Background: Comorbidity is presumed to impact survival of head and neck squamous cell cancer (HNSCC) patients. However, the prevalence and prognostic impact of comorbidity in these patients is not yet well established. The aim of this study is to outline the comorbidity burden of HNSCC patients and investigate the relation to overall survival and cancer-specific mortality.
Methods: The comorbidity burden of patients registered with HNSCC in the Danish Cancer Registry between 1980 and 2014 was evaluated based on the Charlson Comorbidity Index (CCI). Patients' risks of comorbid conditions compared to age- and gender-matched controls were estimated by odds ratios (OR). The impact of comorbidity on overall survival and cancer-specific mortality was evaluated by Cox regression and Kaplan-Meier survival analysis.

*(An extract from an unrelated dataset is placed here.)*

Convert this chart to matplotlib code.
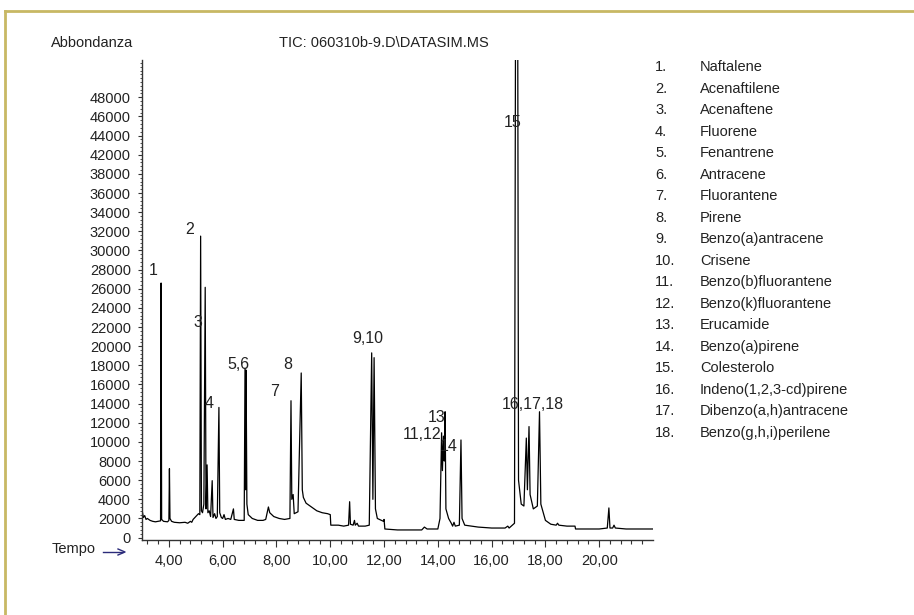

Results: A total of 25,388 HNSCC patients were included (72.5% male; mean age 63.2 years at diagnosis; median follow-up 3.0 years). CCI at diagnosis was significantly higher in patients compared to controls (p < 0.001). The most common comorbid conditions among the patients were additional non-metastatic malignancy (10.9%) and cerebrovascular disease (7.7%). Compared to controls, patients had higher odds of metastatic malignancy (OR: 4.65; 95% CI: 4.21-5.15; p < 0.001), mild liver disease (OR: 6.95; 95% CI: 6.42-7.53; p < 0.001), and moderate-severe liver disease (OR: 7.28; 95% CI: 6.14-8.65; p < 0.001). The multivariate Cox analysis revealed increasing hazard ratios with increasing CCI and in coherence the Kaplan-Meier curves showed poorer overall survival and increased cancer-specific mortality in patients with higher CCI.
Conclusion: HNSCC patients' comorbidity burden was significantly greater compared to the general population and increased comorbidity was correlated with increased cancer-related mortality.